Planetary 27-1
Speaking of Warren Ellis…Don’t! It’s been three years….can we stand the last two months of waiting time?

1 COMMENT

  1. I never cared for Planetary as it was the first of many comics I read which had no captions or thought balloons, and thus the characters had no internal lives. They were what they spoke and we either believed them or didn’t. It seemed a lazy way to tell a story.

  2. “thus the characters had no internal lives…seemed a lazy way to tell a story. “

    Sometimes the art doesn’t need the backup.

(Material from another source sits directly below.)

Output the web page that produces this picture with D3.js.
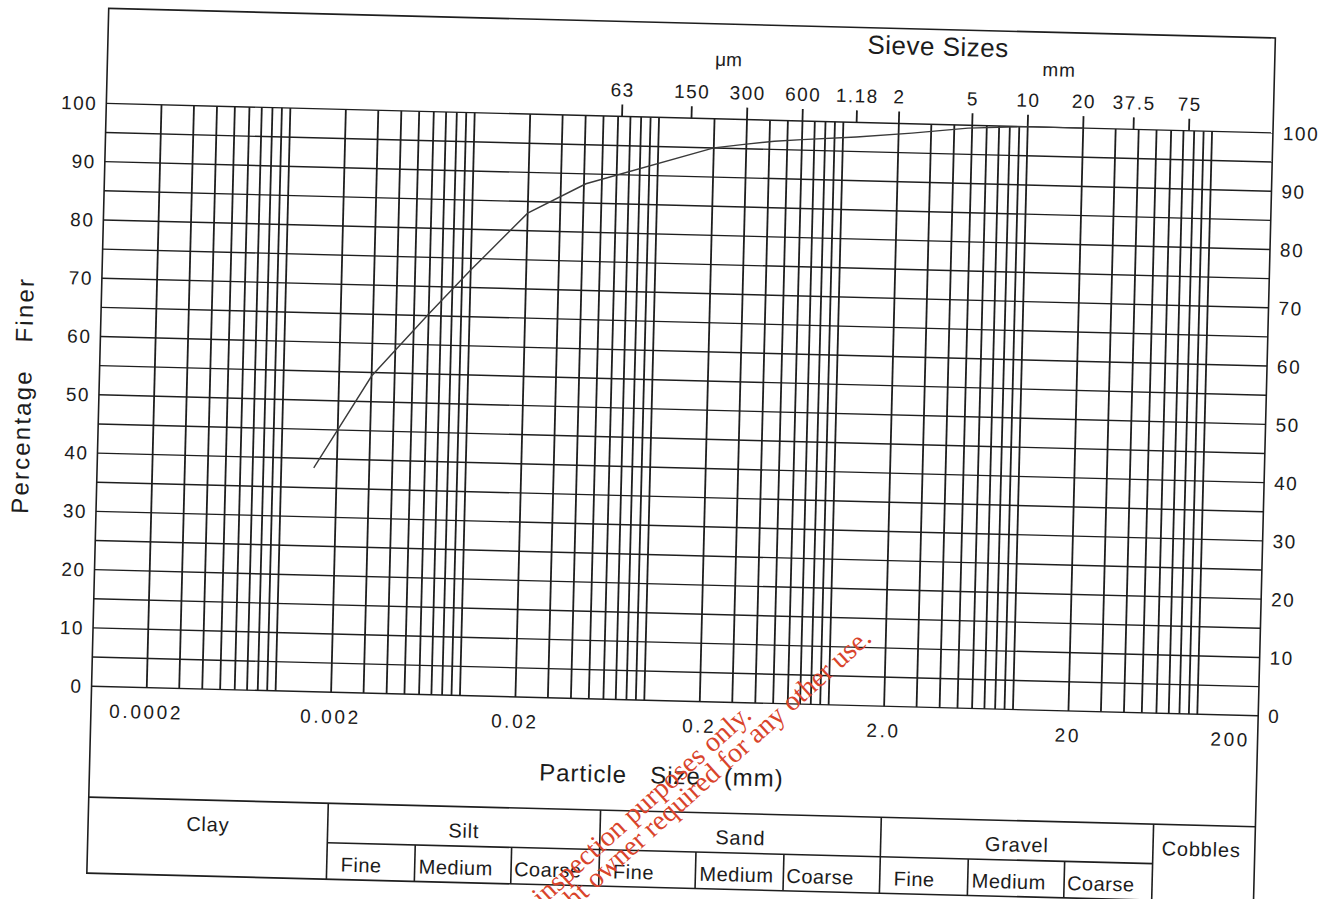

In a good comic, with strong synergy between the creators, you don’t always need to rely on the text to get the subtext.

    I mean, I see where you’re coming from – there are people who eschew sound effects as a hard and fast rule, when really they ought to be much more flexible about it (Ennis) – but the bit in Planetary 12 when Snow reaches out and lifts a lock of Jakita’s hair off her shoulder says just as much (almost as much) as (picking my favrit) any end-of-the-bed handwringer panel from the Lee/Ditko Spider-Man ever did.

    Less is more, is what I’m getting at, HE SAID IN FULL AWARENESS OF THE IRONY.

    //Oo/\

  3. This is the best series of all time. I felt like I was cheating when I read the preview. And all of my nervousness about the characterization disappearing after 3 years is unfounded. I got the goosebumps all over again.

    What would be really interesting is to farm out some Planetary one-shots to Ellis-approved writers to tell some more backstories. We never got the issue regarding John Stone on the Nautilus in the 60’s!

  4. “had no captions or thought balloons, and thus the characters had no internal lives”

    You must find movies and plays rather unsatisfying. And real life, possibly quite frustrating.

  5. You must find movies and plays rather unsatisfying. And real life, possibly quite frustrating.

    You seem to be assuming that when a story tells you nothing about a character’s thoughts or inner self generally, that it’s just a case of a writer choosing to use a particular point of view. That’s often not the case. Rather, thought balloons as a means of introspection and narration are considered old-fashioned. Compare dialogue-only stories to stories using the same characters, written decades ago; the current stories are, stylistically, inferior. Bendis can’t serve as an example of dialogue-only writers generally, given his lack of skills, but in MIGHTY AVENGERS, he tried to use thought balloons, with disastrous results. He had nothing to say about the characters; he only has them say things.